Nas proximidades do hotel remove-se e amanha-se uma pequena área de terra na qual se lançam as sementes de várias árvores, que oportunamente serão transplantadas, para a arborização do local. Na praia alvejam numerosas barracas que, de longe, dão a ideia de um povoado em formação. Estão atualmente residindo na Mangueira umas dez ou doze das principais famílias de Rio Grande.

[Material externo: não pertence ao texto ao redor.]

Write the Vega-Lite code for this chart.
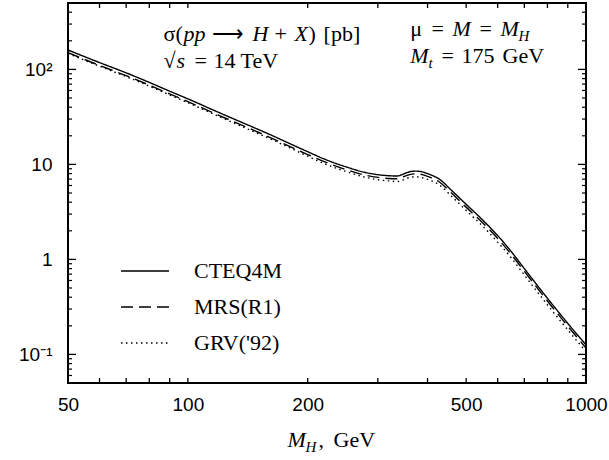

Tivemos notícias de alguns acidentes ocorridos durante o dia de anteontem, felizmente sem maior significação. Um cavaleiro que ia por aquelas planícies pondo a prova o sangue crioulo da sua fogosa cavalgadura, esquecendo por um momento as leis da alta equitação, adiantou-se ao brioso animal saindo-lhe pela cabeça fora e experimentando na região lombar a dureza do solo, no qual estendeu elegantemente o corpo, conservando as pernas erguidas para o ar em forma de um V maiúsculo. Uma exma. família que voltava da praia numa carreta dos tempos patriarcais caiu num atoleiro e uma das gentilíssimas meninas, bela como um anjo, mergulhou as roupas ou os arminhos das cândidas asas (estilo ultrarromântico) nas turvas águas do charco. Apenas um pequeno susto a que se seguiram cristalinas gargalhadas e as indefectíveis queixas contra a imperícia do cocheiro, autor daquele naufrágio em terra firme. O mar, monstro de indiscrições levianas, arrojou ao areal parte das roupas de um banhista que lá se deixou ficar não se sabe quando nem como. Uns rapazes fizeram daquele precioso trapo uma bandeira, espetando-o na ponta de uma bengala, e andaram como uma legião bárbara a provocar as valentias do oceano, que lhes respondia com os rugidos das suas vagas mansas. À tarde quando o trem voltou ao Parque, vimos ainda muitos grupos que saudavam os excursionistas, agitando os seus lenços brancos como gaivotas vagabundas. De chegada os passageiros assaltaram os cinco bonds que ali estacionavam, de modo que muitas famílias tiveram de ficar na estação a espera de novos carros. Serviço mal determinado, por que sabendo-se da enorme quantidade de viajantes, não custava avisar pelo telefone a estação dos bonds, mandando vir número suficiente de carros”.
Cartões do Balneário Cassino de 1908 editados por Estúdios Fontana. Acervo: Museu da Cidade do Rio Grande.